Older, wealthier and married people would generally rather adopt a hybrid working model, a new report from Totem suggests, while younger staff and those that don’t earn as much prefer working from the office.

The employee engagement company recently polled 1,000 UK-based employees who started new jobs between March 2020 and Feb 2021 about their onboarding and remote working experiences. It found that employees aged 55+, who earn $63,000 and up, or are married would rather work in a hybrid model. 

Full-time remote working is relatively unpopular among all employees, with just 9 percent saying they’d prefer this approach.

When it comes to starting a new position or onboarding, most people agree that face-to-face is better. Four in five 18-24-year-olds prefer onboarding in the office, compared to 71 percent of those 55+.

“There are parts [of remote work] I love but parts I miss, like the social interaction.

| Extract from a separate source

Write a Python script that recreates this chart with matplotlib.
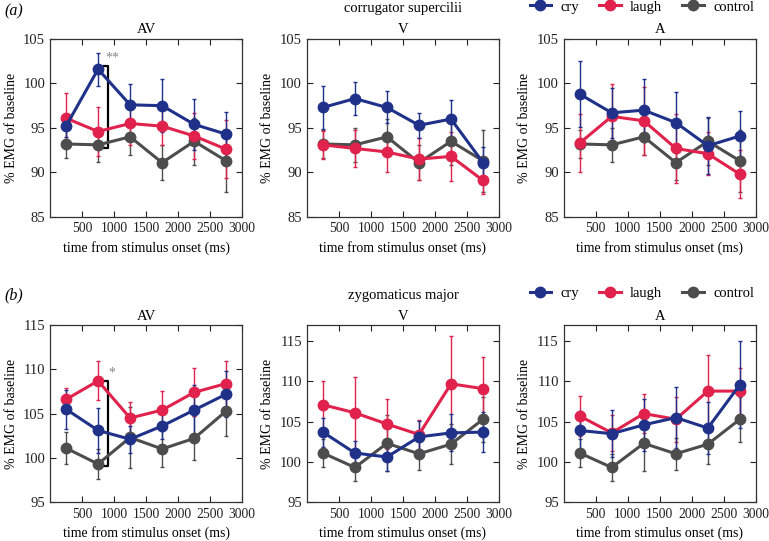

There’s only so many escape rooms you can do over Zoom, and I don’t ever want to do a quiz again,” said one of the participants.

For others, full-time remote working is “not as good as being in the office, but it’s workable.”

According to Marcus Thornley, Totem CEO and founder, the research shows that businesses shouldn’t try to enforce a one-size-fits-all solution when it comes to where people work. Instead, they should ask for feedback before making any moves.

“While some companies have been quick to give up their office spaces and move to 100 percent remote working models, this could negatively impact on their diversity, inclusion, and their talent acquisition and retention, as it will only suit certain demographics of people,” he said. 

“Physical space and interactions will retain an important and relevant role in our workplace culture, so for now, a model that allows people greater choice about where they work is likely to be best, so they are not limited to one location. It’s also important that companies adapt the office space to ensure it’s a place of collaboration for people, rather than somewhere people are mandated to work for the sake of it.”